• **GIVEN INSTRUCTION**: Leave out the pictures; transcribe all else exactly.
--- begin INFORMATION SUPPLIED ---
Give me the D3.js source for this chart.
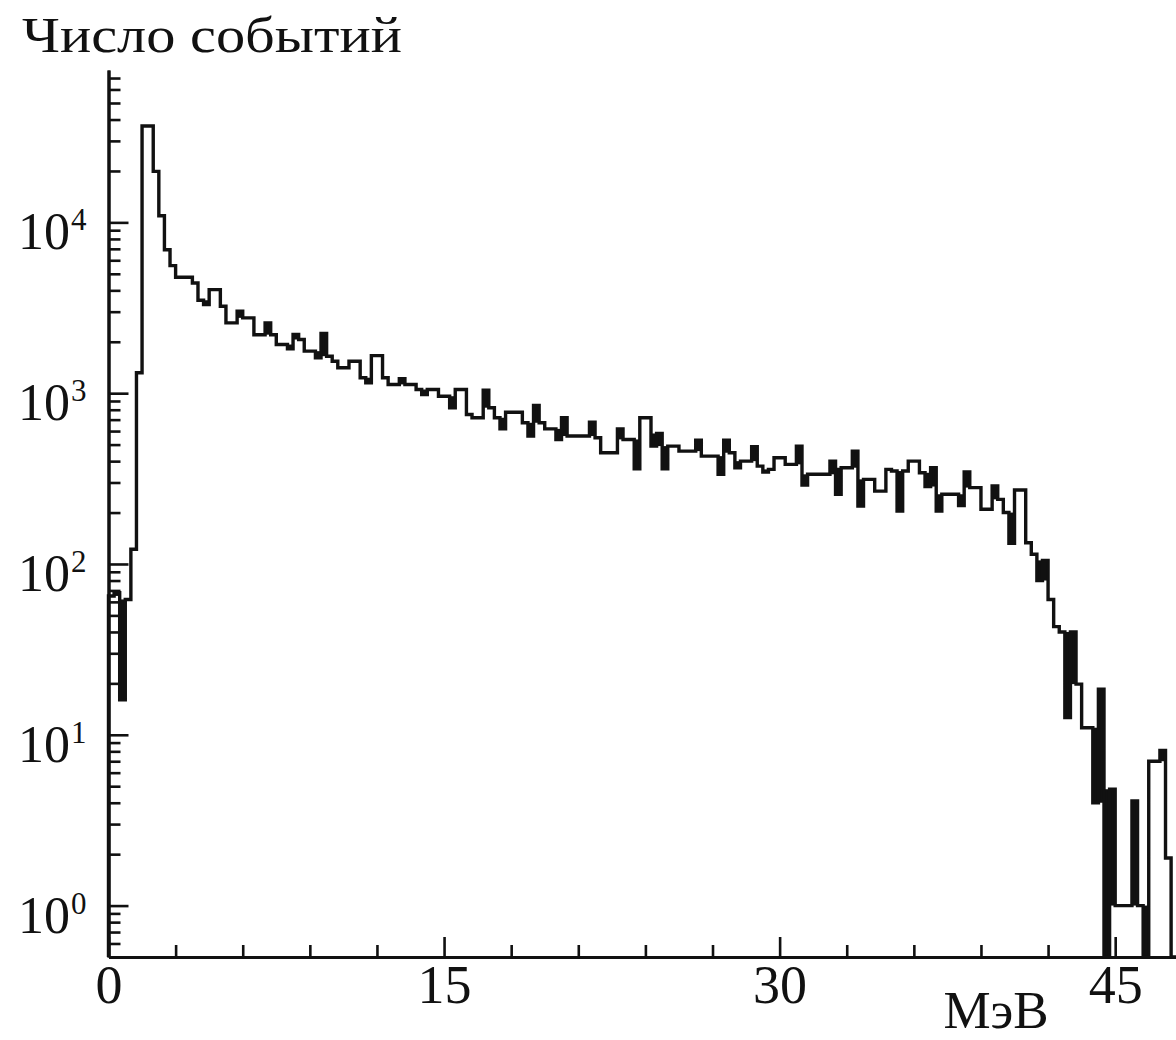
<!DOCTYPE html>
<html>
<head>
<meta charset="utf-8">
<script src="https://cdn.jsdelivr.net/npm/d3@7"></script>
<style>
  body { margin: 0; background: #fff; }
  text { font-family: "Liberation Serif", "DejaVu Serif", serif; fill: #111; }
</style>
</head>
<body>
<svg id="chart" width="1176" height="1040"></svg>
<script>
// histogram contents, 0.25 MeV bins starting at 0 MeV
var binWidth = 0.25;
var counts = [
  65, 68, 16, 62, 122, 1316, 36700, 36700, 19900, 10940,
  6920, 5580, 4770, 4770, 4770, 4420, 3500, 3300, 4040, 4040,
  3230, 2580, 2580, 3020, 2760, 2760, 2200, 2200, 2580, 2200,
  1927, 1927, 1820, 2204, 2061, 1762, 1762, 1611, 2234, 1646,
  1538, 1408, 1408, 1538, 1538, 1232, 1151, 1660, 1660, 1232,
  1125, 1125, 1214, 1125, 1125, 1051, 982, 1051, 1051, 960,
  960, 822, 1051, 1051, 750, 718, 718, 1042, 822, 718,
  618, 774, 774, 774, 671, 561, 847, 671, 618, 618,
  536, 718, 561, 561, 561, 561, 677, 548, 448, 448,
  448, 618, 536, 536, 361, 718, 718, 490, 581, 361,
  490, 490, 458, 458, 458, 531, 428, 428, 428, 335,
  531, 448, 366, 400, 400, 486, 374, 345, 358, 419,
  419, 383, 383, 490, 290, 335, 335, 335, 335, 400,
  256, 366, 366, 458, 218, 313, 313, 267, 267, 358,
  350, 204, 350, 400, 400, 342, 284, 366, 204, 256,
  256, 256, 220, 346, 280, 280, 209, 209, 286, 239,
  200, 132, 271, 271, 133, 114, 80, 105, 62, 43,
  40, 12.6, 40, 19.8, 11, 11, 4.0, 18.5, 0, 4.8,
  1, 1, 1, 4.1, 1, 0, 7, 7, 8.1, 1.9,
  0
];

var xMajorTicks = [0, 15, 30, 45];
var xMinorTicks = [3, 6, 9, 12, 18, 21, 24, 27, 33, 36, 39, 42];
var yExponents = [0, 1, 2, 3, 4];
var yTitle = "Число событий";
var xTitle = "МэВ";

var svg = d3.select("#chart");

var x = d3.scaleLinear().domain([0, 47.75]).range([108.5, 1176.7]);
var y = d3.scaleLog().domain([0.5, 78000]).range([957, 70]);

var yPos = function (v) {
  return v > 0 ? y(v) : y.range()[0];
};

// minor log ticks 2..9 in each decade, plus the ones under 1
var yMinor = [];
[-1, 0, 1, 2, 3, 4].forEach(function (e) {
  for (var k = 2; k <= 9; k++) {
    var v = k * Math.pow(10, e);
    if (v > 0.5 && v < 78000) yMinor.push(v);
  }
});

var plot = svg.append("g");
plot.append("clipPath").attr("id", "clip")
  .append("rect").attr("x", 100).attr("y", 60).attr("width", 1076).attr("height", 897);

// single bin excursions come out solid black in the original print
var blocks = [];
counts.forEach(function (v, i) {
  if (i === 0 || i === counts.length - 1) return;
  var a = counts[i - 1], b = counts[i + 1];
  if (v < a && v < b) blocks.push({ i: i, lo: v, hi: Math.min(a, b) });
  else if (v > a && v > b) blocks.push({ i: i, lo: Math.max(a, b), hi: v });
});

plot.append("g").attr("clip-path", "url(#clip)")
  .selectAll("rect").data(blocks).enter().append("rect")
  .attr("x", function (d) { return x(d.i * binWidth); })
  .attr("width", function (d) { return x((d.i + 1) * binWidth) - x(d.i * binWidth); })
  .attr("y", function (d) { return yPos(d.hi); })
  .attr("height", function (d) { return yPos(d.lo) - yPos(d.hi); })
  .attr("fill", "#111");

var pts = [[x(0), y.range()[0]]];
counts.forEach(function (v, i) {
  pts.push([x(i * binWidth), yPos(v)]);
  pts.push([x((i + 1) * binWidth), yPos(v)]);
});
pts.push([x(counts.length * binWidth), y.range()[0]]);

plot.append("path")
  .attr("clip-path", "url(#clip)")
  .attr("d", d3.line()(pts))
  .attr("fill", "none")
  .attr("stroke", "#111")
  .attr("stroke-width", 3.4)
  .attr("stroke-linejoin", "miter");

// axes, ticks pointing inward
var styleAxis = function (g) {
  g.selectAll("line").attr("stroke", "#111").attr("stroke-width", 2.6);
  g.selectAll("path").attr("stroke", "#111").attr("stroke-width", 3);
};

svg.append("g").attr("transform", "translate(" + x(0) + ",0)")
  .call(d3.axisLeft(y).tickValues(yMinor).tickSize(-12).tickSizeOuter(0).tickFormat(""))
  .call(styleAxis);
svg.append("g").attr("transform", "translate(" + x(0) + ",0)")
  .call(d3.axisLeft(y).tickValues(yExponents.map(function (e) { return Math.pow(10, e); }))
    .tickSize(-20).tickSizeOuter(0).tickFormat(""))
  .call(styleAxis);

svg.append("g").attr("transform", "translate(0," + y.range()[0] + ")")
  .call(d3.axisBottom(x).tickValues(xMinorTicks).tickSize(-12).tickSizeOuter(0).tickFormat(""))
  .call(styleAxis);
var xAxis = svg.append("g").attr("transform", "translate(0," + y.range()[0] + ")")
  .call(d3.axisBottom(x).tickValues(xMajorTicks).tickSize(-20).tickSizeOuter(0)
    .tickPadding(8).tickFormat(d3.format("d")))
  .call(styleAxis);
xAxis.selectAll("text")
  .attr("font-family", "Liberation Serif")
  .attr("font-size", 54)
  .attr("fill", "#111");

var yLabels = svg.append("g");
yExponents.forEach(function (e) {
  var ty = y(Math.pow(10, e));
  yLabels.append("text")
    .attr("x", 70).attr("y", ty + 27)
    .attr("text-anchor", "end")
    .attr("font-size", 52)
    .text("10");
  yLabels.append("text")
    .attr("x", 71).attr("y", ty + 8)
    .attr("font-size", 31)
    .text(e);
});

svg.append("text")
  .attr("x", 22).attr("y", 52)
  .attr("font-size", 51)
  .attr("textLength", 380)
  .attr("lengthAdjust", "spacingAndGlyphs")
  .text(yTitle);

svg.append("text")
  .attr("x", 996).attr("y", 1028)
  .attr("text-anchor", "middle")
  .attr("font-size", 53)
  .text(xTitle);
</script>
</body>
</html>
--- end INFORMATION SUPPLIED ---
• **RESPONSE TO THE TASK**:
Give me the D3.js source for this chart.
<!DOCTYPE html>
<html>
<head>
<meta charset="utf-8">
<script src="https://cdn.jsdelivr.net/npm/d3@7"></script>
<style>
  body { margin: 0; background: #fff; }
  text { font-family: "Liberation Serif", "DejaVu Serif", serif; fill: #111; }
</style>
</head>
<body>
<svg id="chart" width="1176" height="1040"></svg>
<script>
// histogram contents, 0.25 MeV bins starting at 0 MeV
var binWidth = 0.25;
var counts = [
  65, 68, 16, 62, 122, 1316, 36700, 36700, 19900, 10940,
  6920, 5580, 4770, 4770, 4770, 4420, 3500, 3300, 4040, 4040,
  3230, 2580, 2580, 3020, 2760, 2760, 2200, 2200, 2580, 2200,
  1927, 1927, 1820, 2204, 2061, 1762, 1762, 1611, 2234, 1646,
  1538, 1408, 1408, 1538, 1538, 1232, 1151, 1660, 1660, 1232,
  1125, 1125, 1214, 1125, 1125, 1051, 982, 1051, 1051, 960,
  960, 822, 1051, 1051, 750, 718, 718, 1042, 822, 718,
  618, 774, 774, 774, 671, 561, 847, 671, 618, 618,
  536, 718, 561, 561, 561, 561, 677, 548, 448, 448,
  448, 618, 536, 536, 361, 718, 718, 490, 581, 361,
  490, 490, 458, 458, 458, 531, 428, 428, 428, 335,
  531, 448, 366, 400, 400, 486, 374, 345, 358, 419,
  419, 383, 383, 490, 290, 335, 335, 335, 335, 400,
  256, 366, 366, 458, 218, 313, 313, 267, 267, 358,
  350, 204, 350, 400, 400, 342, 284, 366, 204, 256,
  256, 256, 220, 346, 280, 280, 209, 209, 286, 239,
  200, 132, 271, 271, 133, 114, 80, 105, 62, 43,
  40, 12.6, 40, 19.8, 11, 11, 4.0, 18.5, 0, 4.8,
  1, 1, 1, 4.1, 1, 0, 7, 7, 8.1, 1.9,
  0
];

var xMajorTicks = [0, 15, 30, 45];
var xMinorTicks = [3, 6, 9, 12, 18, 21, 24, 27, 33, 36, 39, 42];
var yExponents = [0, 1, 2, 3, 4];
var yTitle = "Число событий";
var xTitle = "МэВ";

var svg = d3.select("#chart");

var x = d3.scaleLinear().domain([0, 47.75]).range([108.5, 1176.7]);
var y = d3.scaleLog().domain([0.5, 78000]).range([957, 70]);

var yPos = function (v) {
  return v > 0 ? y(v) : y.range()[0];
};

// minor log ticks 2..9 in each decade, plus the ones under 1
var yMinor = [];
[-1, 0, 1, 2, 3, 4].forEach(function (e) {
  for (var k = 2; k <= 9; k++) {
    var v = k * Math.pow(10, e);
    if (v > 0.5 && v < 78000) yMinor.push(v);
  }
});

var plot = svg.append("g");
plot.append("clipPath").attr("id", "clip")
  .append("rect").attr("x", 100).attr("y", 60).attr("width", 1076).attr("height", 897);

// single bin excursions come out solid black in the original print
var blocks = [];
counts.forEach(function (v, i) {
  if (i === 0 || i === counts.length - 1) return;
  var a = counts[i - 1], b = counts[i + 1];
  if (v < a && v < b) blocks.push({ i: i, lo: v, hi: Math.min(a, b) });
  else if (v > a && v > b) blocks.push({ i: i, lo: Math.max(a, b), hi: v });
});

plot.append("g").attr("clip-path", "url(#clip)")
  .selectAll("rect").data(blocks).enter().append("rect")
  .attr("x", function (d) { return x(d.i * binWidth); })
  .attr("width", function (d) { return x((d.i + 1) * binWidth) - x(d.i * binWidth); })
  .attr("y", function (d) { return yPos(d.hi); })
  .attr("height", function (d) { return yPos(d.lo) - yPos(d.hi); })
  .attr("fill", "#111");

var pts = [[x(0), y.range()[0]]];
counts.forEach(function (v, i) {
  pts.push([x(i * binWidth), yPos(v)]);
  pts.push([x((i + 1) * binWidth), yPos(v)]);
});
pts.push([x(counts.length * binWidth), y.range()[0]]);

plot.append("path")
  .attr("clip-path", "url(#clip)")
  .attr("d", d3.line()(pts))
  .attr("fill", "none")
  .attr("stroke", "#111")
  .attr("stroke-width", 3.4)
  .attr("stroke-linejoin", "miter");

// axes, ticks pointing inward
var styleAxis = function (g) {
  g.selectAll("line").attr("stroke", "#111").attr("stroke-width", 2.6);
  g.selectAll("path").attr("stroke", "#111").attr("stroke-width", 3);
};

svg.append("g").attr("transform", "translate(" + x(0) + ",0)")
  .call(d3.axisLeft(y).tickValues(yMinor).tickSize(-12).tickSizeOuter(0).tickFormat(""))
  .call(styleAxis);
svg.append("g").attr("transform", "translate(" + x(0) + ",0)")
  .call(d3.axisLeft(y).tickValues(yExponents.map(function (e) { return Math.pow(10, e); }))
    .tickSize(-20).tickSizeOuter(0).tickFormat(""))
  .call(styleAxis);

svg.append("g").attr("transform", "translate(0," + y.range()[0] + ")")
  .call(d3.axisBottom(x).tickValues(xMinorTicks).tickSize(-12).tickSizeOuter(0).tickFormat(""))
  .call(styleAxis);
var xAxis = svg.append("g").attr("transform", "translate(0," + y.range()[0] + ")")
  .call(d3.axisBottom(x).tickValues(xMajorTicks).tickSize(-20).tickSizeOuter(0)
    .tickPadding(8).tickFormat(d3.format("d")))
  .call(styleAxis);
xAxis.selectAll("text")
  .attr("font-family", "Liberation Serif")
  .attr("font-size", 54)
  .attr("fill", "#111");

var yLabels = svg.append("g");
yExponents.forEach(function (e) {
  var ty = y(Math.pow(10, e));
  yLabels.append("text")
    .attr("x", 70).attr("y", ty + 27)
    .attr("text-anchor", "end")
    .attr("font-size", 52)
    .text("10");
  yLabels.append("text")
    .attr("x", 71).attr("y", ty + 8)
    .attr("font-size", 31)
    .text(e);
});

svg.append("text")
  .attr("x", 22).attr("y", 52)
  .attr("font-size", 51)
  .attr("textLength", 380)
  .attr("lengthAdjust", "spacingAndGlyphs")
  .text(yTitle);

svg.append("text")
  .attr("x", 996).attr("y", 1028)
  .attr("text-anchor", "middle")
  .attr("font-size", 53)
  .text(xTitle);
</script>
</body>
</html>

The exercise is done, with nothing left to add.